* Set exercise
From the listing below, pull out every line where the string "that" appears.

================

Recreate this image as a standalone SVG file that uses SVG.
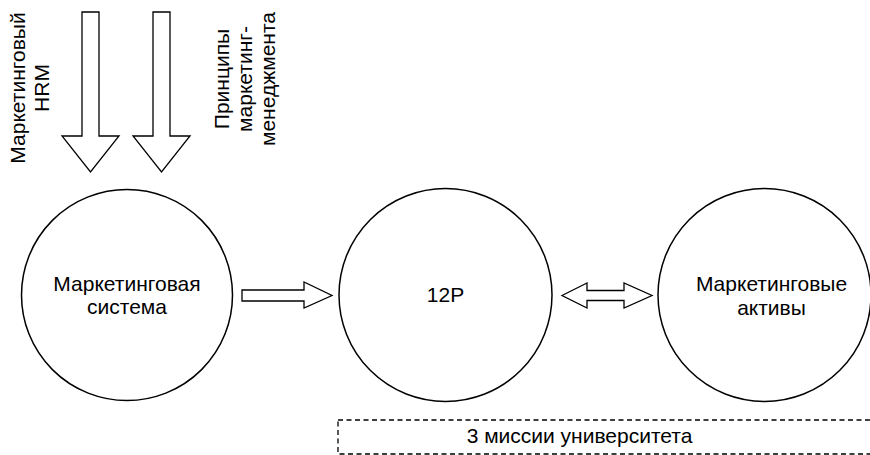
<svg xmlns="http://www.w3.org/2000/svg" width="870" height="455" viewBox="0 0 870 455">
<style>
.n{fill:#fff;stroke:#000;stroke-width:1.5}
.a{fill:#fff;stroke:#000;stroke-width:1.3;stroke-linejoin:miter}
.t{font-family:"Liberation Sans",Arial,sans-serif;font-size:21px;fill:#000;text-anchor:middle}
.d{fill:none;stroke:#000;stroke-width:1.3;stroke-dasharray:5,3.5}
</style>
<rect width="870" height="455" fill="#fff"/>
<g id="connectors">
<polygon class="a" points="82,12 99,12 99,136 119,136 90.5,172 62,136 82,136"/>
<polygon class="a" points="153,12 170,12 170,136 190,136 161.5,172 133,136 153,136"/>
<polygon class="a" points="242,290 304,290 304,282 332,295.5 304,308 304,301 242,301"/>
<polygon class="a" points="562,295.5 587,283 587,290.5 624,290.5 624,283 652,295.5 624,308 624,300.5 587,300.5 587,308"/>
</g>
<g id="label-hrm">
<text class="t" transform="translate(25,88) rotate(-90)"><tspan x="0" y="0">Маркетинговый</tspan><tspan x="0" y="24">HRM</tspan></text>
</g>
<g id="label-principles">
<text class="t" transform="translate(229,79) rotate(-90)"><tspan x="0" y="0">Принципы</tspan><tspan x="0" y="23">маркетинг-</tspan><tspan x="0" y="46">менеджмента</tspan></text>
</g>
<g id="node-system">
<circle class="n" cx="127" cy="295" r="105.5"/>
<text class="t"><tspan x="127" y="291">Маркетинговая</tspan><tspan x="127" y="314">система</tspan></text>
</g>
<g id="node-12p">
<circle class="n" cx="445.5" cy="295" r="106.5"/>
<text class="t" x="445.5" y="302">12P</text>
</g>
<g id="node-assets">
<circle class="n" cx="764.5" cy="295" r="106.5"/>
<text class="t"><tspan x="771.5" y="291">Маркетинговые</tspan><tspan x="771.5" y="315">активы</tspan></text>
</g>
<g id="node-missions">
<rect class="d" x="338" y="420" width="560" height="34"/>
<text class="t" x="579.5" y="443">3 миссии университета</text>
</g>
</svg>
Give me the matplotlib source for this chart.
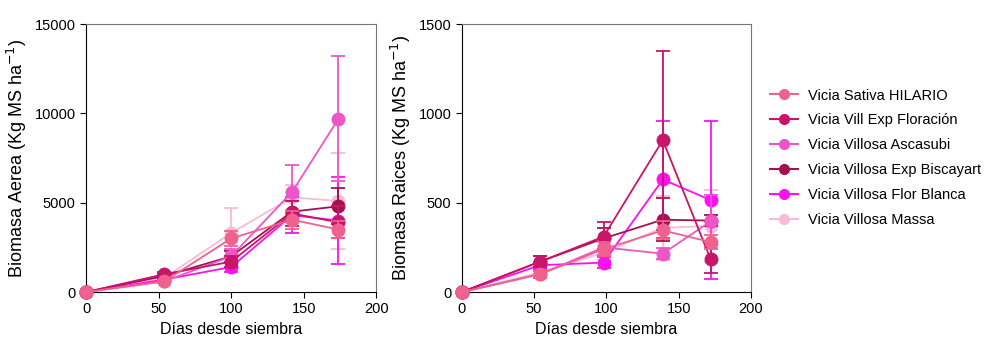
import numpy as np
import matplotlib.pyplot as plt
from matplotlib.lines import Line2D

plt.rcParams['font.family'] = ['Liberation Sans', 'DejaVu Sans']

# Series names and colours
names = ["Vicia Sativa HILARIO", "Vicia Vill Exp Floración", "Vicia Villosa Ascasubi",
         "Vicia Villosa Exp Biscayart", "Vicia Villosa Flor Blanca", "Vicia Villosa Massa"]
colors = ["#F0628E", "#C8156A", "#EE55C8", "#A3124F", "#FF10F0", "#F8BBD8"]

# Biomasa aerea
dias_a = [0, 54, 100, 142, 174]
aerea = [
    [0, 600, 3000, 4050, 3500],
    [0, 1000, 1700, 4400, 3900],
    [0, 600, 2000, 5600, 9700],
    [0, 900, 2000, 4500, 4800],
    [0, 700, 1400, 4300, 4000],
    [0, 800, 3300, 5300, 5100],
]
aerea_err = [
    [0, 100, 400, 500, 500],
    [0, 100, 300, 700, 900],
    [0, 100, 400, 1500, 3500],
    [0, 100, 300, 600, 1000],
    [0, 100, 300, 1000, 2450],
    [0, 150, 1400, 700, 2700],
]

# Biomasa raices
dias_r = [0, 54, 98, 139, 172]
raices = [
    [0, 100, 240, 345, 280],
    [0, 170, 310, 850, 185],
    [0, 100, 250, 215, 395],
    [0, 170, 300, 405, 400],
    [0, 150, 165, 630, 515],
    [0, 110, 220, 360, 370],
]
raices_err = [
    [0, 20, 40, 50, 40],
    [0, 30, 80, 500, 80],
    [0, 20, 40, 30, 150],
    [0, 30, 60, 120, 30],
    [0, 20, 30, 330, 440],
    [0, 20, 40, 180, 200],
]

fig = plt.figure(figsize=(10.04, 3.54), dpi=100)
ax1 = fig.add_axes([0.0857, 0.175, 0.289, 0.757])
ax2 = fig.add_axes([0.460, 0.175, 0.288, 0.757])


def draw(ax, x, ys, errs, ymax, ylabel):
    # first series on top
    for i, (c, y, e) in enumerate(zip(colors, ys, errs)):
        ax.errorbar(x, y, yerr=e, color=c, marker='o', markersize=9, lw=1.3,
                    capsize=5, capthick=1.3, elinewidth=1.3, clip_on=False,
                    zorder=10 - i)
    ax.set_xlim(0, 200)
    ax.set_ylim(0, ymax)
    ax.set_xticks([0, 50, 100, 150, 200])
    ax.set_yticks(np.linspace(0, ymax, 4))
    ax.tick_params(labelsize=10.5, direction='out', length=4)
    ax.set_xlabel("Días desde siembra", fontsize=11.5)
    ax.set_ylabel(ylabel, fontsize=13)
    for s in ['top', 'right']:
        ax.spines[s].set_color('#777777')
        ax.spines[s].set_linewidth(0.8)


draw(ax1, dias_a, aerea, aerea_err, 15000, "Biomasa Aerea (Kg MS ha$^{-1}$)")
draw(ax2, dias_r, raices, raices_err, 1500, "Biomasa Raices (Kg MS ha$^{-1}$)")

handles = [Line2D([], [], color=c, marker='o', markersize=7, lw=1.5) for c in colors]
fig.legend(handles, names, loc='upper left', bbox_to_anchor=(0.754, 0.787),
           frameon=False, fontsize=10.5, handlelength=1.9, handletextpad=0.7,
           labelspacing=0.75)

fig.savefig("out.png", dpi=100)
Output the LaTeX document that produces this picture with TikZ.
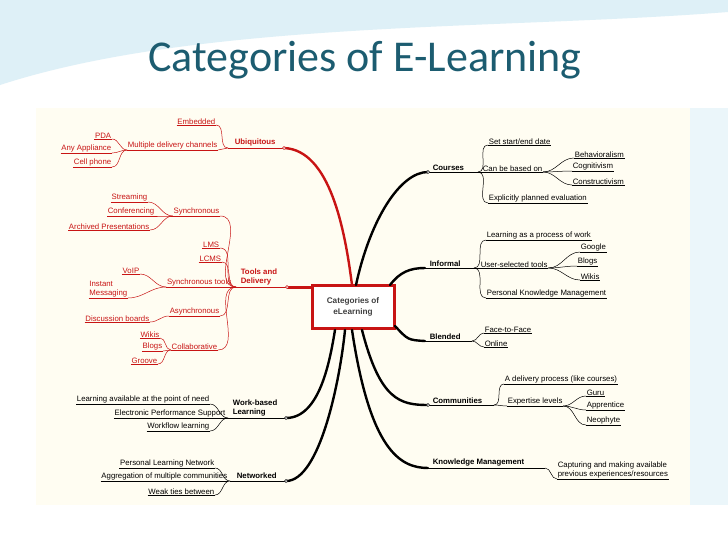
\documentclass[tikz,border=0pt]{standalone}
\usepackage{fontspec}
\setmainfont{Liberation Sans}
\newfontfamily\titlefont{Carlito}
\definecolor{mred}{RGB}{200,20,20}
\definecolor{ttl}{RGB}{28,92,112}
\definecolor{cream}{RGB}{255,253,242}
\definecolor{wave}{RGB}{222,240,247}
\tikzset{
 lf/.style={inner sep=0.6pt,font=\fontsize{7.8}{9}\selectfont},
 mb/.style={inner sep=0.6pt,font=\fontsize{7.8}{9.4}\selectfont\bfseries,anchor=south west,align=left},
 cn/.style={line width=0.5pt},
 br/.style={line width=2.4pt,line cap=round},
}
\newcommand\lfL[3]{\node[lf,anchor=south east,align=left](#1) at (#2){#3};\draw[cn] (#1.south west)--(#1.south east);}
\newcommand\lfR[3]{\node[lf,anchor=south west,align=left](#1) at (#2){#3};\draw[cn] (#1.south west)--(#1.south east);}
\begin{document}
\begin{tikzpicture}[x=1pt,y=-1pt]
\useasboundingbox (0,0) rectangle (728,546);
\fill[white] (0,0) rectangle (728,546);
\fill[wave] (0,0) -- (728,0) -- (728,12) .. controls (500,30) and (200,20) .. (0,85) -- cycle;
\fill[wave!60] (690,108) rectangle (728,505);
\node[font=\titlefont\fontsize{44}{48}\selectfont,text=ttl] (title) at (365,60) {Categories of E-Learning};
\fill[cream] (36,108) rectangle (690,505);
% central
\node[draw=mred,line width=3pt,fill=white,minimum width=82pt,minimum height=43pt,align=center,font=\fontsize{8.2}{10.5}\selectfont\bfseries,text=black!75] (c) at (353,307) {Categories of\\eLearning};
% ---------- red side
\begin{scope}[color=mred]
\coordinate (jU) at (228,148); \coordinate (eU) at (284,148);
\node[mb] (ubi) at (234,147) {Ubiquitous}; \draw[cn] (jU)--(eU);
\lfL{emb}{216,125}{Embedded}
\lfL{mdc}{218,150}{Multiple delivery channels}
\lfL{pda}{112,139}{PDA}
\lfL{any}{112,153}{Any Appliance}
\lfL{cell}{112,167}{Cell phone}
\foreach \n in {emb,mdc} \draw[cn] (\n.south east) to[out=0,in=180] (jU);
\foreach \n in {pda,any,cell} \draw[cn] (\n.south east) to[out=0,in=180] (mdc.south west);
\coordinate (jT) at (236,287); \coordinate (eT) at (287,287);
\node[mb] (tools) at (240,286) {Tools and\\Delivery}; \draw[cn] (jT)--(eT);
\lfL{syn}{220,216}{Synchronous}
\lfL{str}{148,202}{Streaming}
\lfL{conf}{155,216}{Conferencing}
\lfL{arch}{150,230}{Archived Presentations}
\foreach \n in {str,conf,arch} \draw[cn] (\n.south east) to[out=0,in=180] (syn.south west);
\lfL{lms}{220,248}{LMS}
\lfL{lcms}{222,262}{LCMS}
\lfL{st}{232,287}{Synchronous tools}
\draw[cn] (st.south east)--(jT);
\lfL{voip}{140,274}{VoIP}
\lfL{im}{128,298}{Instant\\Messaging}
\foreach \n in {voip,im} \draw[cn] (\n.south east) to[out=0,in=180] (st.south west);
\lfL{asyn}{220,316}{Asynchronous}
\lfL{disc}{150,322}{Discussion boards}
\draw[cn] (disc.south east) to[out=0,in=180] (asyn.south west);
\lfL{coll}{218,350}{Collaborative}
\lfL{wik}{160,338}{Wikis}
\lfL{blg}{163,351}{Blogs}
\lfL{grv}{158,364}{Groove}
\foreach \n in {wik,blg,grv} \draw[cn] (\n.south east) to[out=0,in=180] (coll.south west);
\foreach \n in {syn,lms,lcms,asyn,coll} \draw[cn] (\n.south east) to[out=0,in=180] (jT);
\draw[br] (eU) .. controls (330,150) and (345,230) .. (352,285);
\draw[line width=3pt] (eT) -- (311,287);
\draw[cn,fill=white] (eU) circle (1.6) (eT) circle (1.6);
\end{scope}
% ---------- black left
\coordinate (jW) at (228,418); \coordinate (eW) at (286,418);
\node[mb] (wb) at (232,417) {Work-based\\Learning}; \draw[cn] (jW)--(eW);
\lfL{lap}{210,404}{Learning available at the point of need}
\lfL{eps}{226,418}{Electronic Performance Support}
\lfL{wfl}{210,431}{Workflow learning}
\draw[cn] (eps.south east)--(jW);
\foreach \n in {lap,wfl} \draw[cn] (\n.south east) to[out=0,in=180] (jW);
\coordinate (jN) at (230,481); \coordinate (eN) at (286,481);
\node[mb] (net) at (236,479) {Networked}; \draw[cn] (jN)--(eN);
\lfL{pln}{215,468}{Personal Learning Network}
\lfL{agg}{228,481}{Aggregation of multiple communities}
\lfL{wtb}{215,495}{Weak ties between}
\foreach \n in {pln,wtb} \draw[cn] (\n.south east) to[out=0,in=180] (jN);
\draw[br] (eW) .. controls (320,418) and (330,360) .. (335,330);
\draw[br] (eN) .. controls (320,481) and (340,380) .. (345,330);
% ---------- right
\coordinate (jC) at (428,172); \coordinate (eC) at (478,172);
\node[mb] (crs) at (432,171) {Courses}; \draw[cn] (jC)--(eC);
\lfR{sse}{488,145}{Set start/end date}
\lfR{cbb}{482,172}{Can be based on}
\draw[cn] (eC)--(cbb.south west);
\lfR{epe}{488,203}{Explicitly planned evaluation}
\foreach \n in {sse,epe} \draw[cn] (eC) to[out=0,in=180] (\n.south west);
\lfR{beh}{574,158}{Behavioralism}
\lfR{cog}{572,171}{Cognitivism}
\lfR{con}{572,185}{Constructivism}
\foreach \n in {beh,cog,con} \draw[cn] (cbb.south east) to[out=0,in=180] (\n.south west);
\coordinate (jI) at (425,268); \coordinate (eI) at (474,268);
\node[mb] (inf) at (429,267) {Informal}; \draw[cn] (jI)--(eI);
\lfR{lpw}{486,240}{Learning as a process of work}
\lfR{ust}{480,268}{User-selected tools}
\draw[cn] (eI)--(ust.south west);
\lfR{pkm}{486,298}{Personal Knowledge Management}
\foreach \n in {lpw,pkm} \draw[cn] (eI) to[out=0,in=180] (\n.south west);
\lfR{goo}{580,252}{Google}
\lfR{blr}{577,266}{Blogs}
\lfR{wkr}{580,280}{Wikis}
\foreach \n in {goo,blr,wkr} \draw[cn] (ust.south east) to[out=0,in=180] (\n.south west);
\coordinate (jB) at (425,341); \coordinate (eB) at (472,341);
\node[mb] (bl) at (429,340) {Blended}; \draw[cn] (jB)--(eB);
\lfR{f2f}{484,333}{Face-to-Face}
\lfR{onl}{484,347}{Online}
\foreach \n in {f2f,onl} \draw[cn] (eB) to[out=0,in=180] (\n.south west);
\coordinate (jCo) at (428,405); \coordinate (eCo) at (494,405);
\node[mb] (com) at (432,404) {Communities}; \draw[cn] (jCo)--(eCo);
\lfR{dp}{504,384}{A delivery process (like courses)}
\lfR{exl}{507,406}{Expertise levels}
\foreach \n in {dp,exl} \draw[cn] (eCo) to[out=0,in=180] (\n.south west);
\lfR{guru}{586,396}{Guru}
\lfR{app}{586,410}{Apprentice}
\lfR{neo}{586,425}{Neophyte}
\foreach \n in {guru,app,neo} \draw[cn] (exl.south east) to[out=0,in=180] (\n.south west);
\coordinate (jK) at (428,468); \coordinate (eK) at (545,468);
\node[mb] (km) at (432,467) {Knowledge Management}; \draw[cn] (jK)--(eK);
\lfR{cap}{557,479}{Capturing and making available\\previous experiences/resources}
\draw[cn] (eK) to[out=0,in=180] (cap.south west);
\draw[br] (356,285) .. controls (370,220) and (400,172) .. (jC);
\draw[br] (390,285) .. controls (400,272) and (410,268) .. (jI);
\draw[br] (395,326) .. controls (408,340) .. (jB);
\draw[br] (362,330) .. controls (380,400) and (400,405) .. (jCo);
\draw[br] (352,330) .. controls (370,450) and (400,468) .. (jK);
\draw[cn,fill=white] (jC) circle (1.6) (jCo) circle (1.6) (eW) circle (1.6) (eN) circle (1.6);
\end{tikzpicture}
\end{document}
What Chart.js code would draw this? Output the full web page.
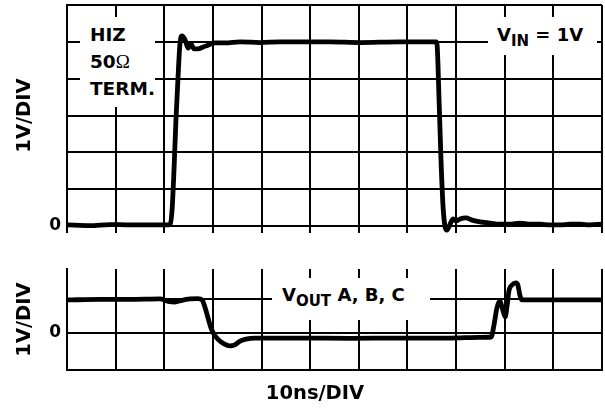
<!DOCTYPE html>
<html>
<head>
<meta charset="utf-8">
<script src="https://cdn.jsdelivr.net/npm/chart.js@4.4.1/dist/chart.umd.min.js"></script>
<style>
  html, body { margin: 0; padding: 0; background: #fff; }
  #wrap { position: relative; width: 605px; height: 408px; background: #fff; overflow: hidden;
          font-family: "DejaVu Sans", Verdana, sans-serif; font-weight: bold; color: #000; }
  canvas { position: absolute; left: 0; }
  .box { position: absolute; background: #fff; z-index: 2; }
  .txt { position: absolute; z-index: 3; font-size: 18px; line-height: 27px; white-space: nowrap; }
  .sub { font-size: 15px; position: relative; top: 5px; }
  .omega { font-family: "Liberation Serif", serif; font-weight: normal; font-size: 19px; }
</style>
</head>
<body>
<div id="wrap">
  <canvas id="top" width="605" height="250" style="top:0"></canvas>
  <canvas id="bot" width="605" height="158" style="top:250px"></canvas>

  <div class="box" style="left:80px;top:17px;width:75px;height:90px"></div>
  <div class="txt" style="left:90px;top:21px;font-size:18.5px">HIZ<br>50<span class="omega">Ω</span><br>TERM.</div>

  <div class="box" style="left:488px;top:17px;width:109px;height:38px"></div>
  <div class="txt" style="left:497px;top:21px">V<span class="sub">IN</span> = 1V</div>

  <div class="box" style="left:272px;top:278px;width:158px;height:42px"></div>
  <div class="txt" style="left:282px;top:281px">V<span class="sub">OUT</span> A, B, C</div>

  <div class="txt" style="left:215px;top:379px;width:200px;text-align:center;font-size:19.5px">10ns/DIV</div>
</div>
<script>
// ---- data (time in ns, amplitude in divisions) ----
const topTimes = [0, 4.7, 8.8, 12.95, 17.1, 20.8, 21.2, 21.6, 22.0, 22.4, 22.8, 23.2, 23.6, 24.3, 24.9, 25.5, 26.1, 26.9, 28.0, 29.0, 30.4, 32.5, 35.6, 39.7, 43.8, 47.9, 54.1, 60.2, 68.5, 74.6, 75.9, 76.1, 76.5, 76.9, 77.3, 77.7, 78.1, 78.7, 79.4, 80.0, 80.8, 82.0, 83.3, 84.9, 87.0, 89.0, 91.1, 93.1, 95.2, 97.3, 99.3, 101.4, 103.4, 105.5, 107.5, 110];
const topVolts = [0.03, 0.01, 0.04, 0.03, 0.03, 0.03, 0.05, 0.43, 1.52, 2.88, 3.96, 4.91, 5.16, 5.05, 4.83, 4.94, 4.81, 4.81, 4.86, 4.91, 4.97, 4.97, 5.0, 4.98, 5.0, 5.0, 5.0, 4.98, 5.0, 5.0, 5.0, 4.91, 3.42, 1.79, 0.57, 0.0, -0.11, 0.03, 0.19, 0.14, 0.19, 0.22, 0.16, 0.11, 0.08, 0.05, 0.05, 0.08, 0.05, 0.05, 0.03, 0.03, 0.05, 0.05, 0.03, 0.05];

const botTimes = [0, 6.8, 12.95, 19.1, 20.8, 22.2, 23.6, 25.3, 26.9, 27.8, 28.4, 29.0, 29.6, 30.2, 31.0, 32.3, 33.5, 34.5, 35.6, 36.8, 38.7, 41.7, 47.9, 58.2, 68.5, 78.7, 84.9, 87.2, 87.8, 88.4, 89.0, 89.6, 90.1, 90.5, 90.9, 91.5, 92.3, 92.7, 93.1, 93.5, 95.2, 101.4, 110];
const botVolts = [0.97, 0.985, 0.985, 1.0, 0.93, 0.91, 0.96, 1.0, 1.01, 0.97, 0.74, 0.44, 0.15, -0.03, -0.18, -0.32, -0.38, -0.35, -0.24, -0.18, -0.15, -0.15, -0.15, -0.16, -0.15, -0.15, -0.13, -0.12, 0.24, 0.74, 0.94, 0.68, 0.47, 0.82, 1.26, 1.41, 1.47, 1.41, 1.12, 0.97, 0.97, 0.97, 0.97];

const xTicks = [0, 10, 20, 30, 40, 50, 60, 70, 80, 90, 100, 110];
const topYTicks = [0, 1, 2, 3, 4, 5, 6];
const botYTicks = [0, 1];
const zeroLabel = '0';

const FONT = 'DejaVu Sans';
const toPts = (xs, ys) => xs.map((x, i) => ({ x, y: ys[i] }));

function lineDataset(pts) {
  return {
    data: pts, borderColor: '#000', borderWidth: 4.8, pointRadius: 0,
    cubicInterpolationMode: 'monotone', fill: false, clip: false
  };
}
function zeroPad(s) { s.paddingTop = 0; s.paddingBottom = 0; s.paddingLeft = 0; s.paddingRight = 0; }

function makeChart(id, pts, yMin, yMax, yTicks, opts) {
  return new Chart(document.getElementById(id), {
    type: 'line',
    data: { datasets: [lineDataset(pts)] },
    options: {
      responsive: false, animation: false, devicePixelRatio: 1,
      layout: { padding: { left: 0, right: 3, top: opts.top, bottom: 0 } },
      plugins: { legend: { display: false }, tooltip: { enabled: false } },
      scales: {
        x: {
          type: 'linear', min: 0, max: 110,
          afterBuildTicks: s => { s.ticks = xTicks.map(v => ({ value: v })); },
          afterFit: s => { s.height = opts.xHeight; zeroPad(s); },
          ticks: { display: false },
          grid: { color: '#000', lineWidth: 2, drawTicks: opts.drawXTicks, tickLength: 7, tickColor: '#000' },
          border: { display: true, color: '#000', width: 2 }
        },
        y: {
          type: 'linear', min: yMin, max: yMax,
          afterBuildTicks: s => { s.ticks = yTicks.map(v => ({ value: v })); },
          afterFit: s => { s.width = 67; zeroPad(s); },
          ticks: {
            color: '#000', padding: 6, autoSkip: false,
            font: { family: FONT, weight: 'bold', size: 17 },
            callback: v => (v === 0 ? zeroLabel : '')
          },
          grid: { color: '#000', lineWidth: 2, drawTicks: false },
          border: { display: true, color: '#000', width: 2 },
          title: {
            display: true, text: '1V/DIV', color: '#000',
            font: { family: FONT, weight: 'bold', size: 19.5 },
            padding: { top: 13, bottom: 0 }
          }
        }
      }
    }
  });
}

makeChart('top', toPts(topTimes, topVolts), 0, 6, topYTicks, { top: 5, xHeight: 24, drawXTicks: true });
makeChart('bot', toPts(botTimes, botVolts), -1.09, 1.88, botYTicks, { top: 19, xHeight: 38, drawXTicks: false });
</script>
</body>
</html>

================

* Output for this exercise
Recreate this image as a standalone SVG file that uses SVG.
Output the LaTeX document that produces this picture with TikZ.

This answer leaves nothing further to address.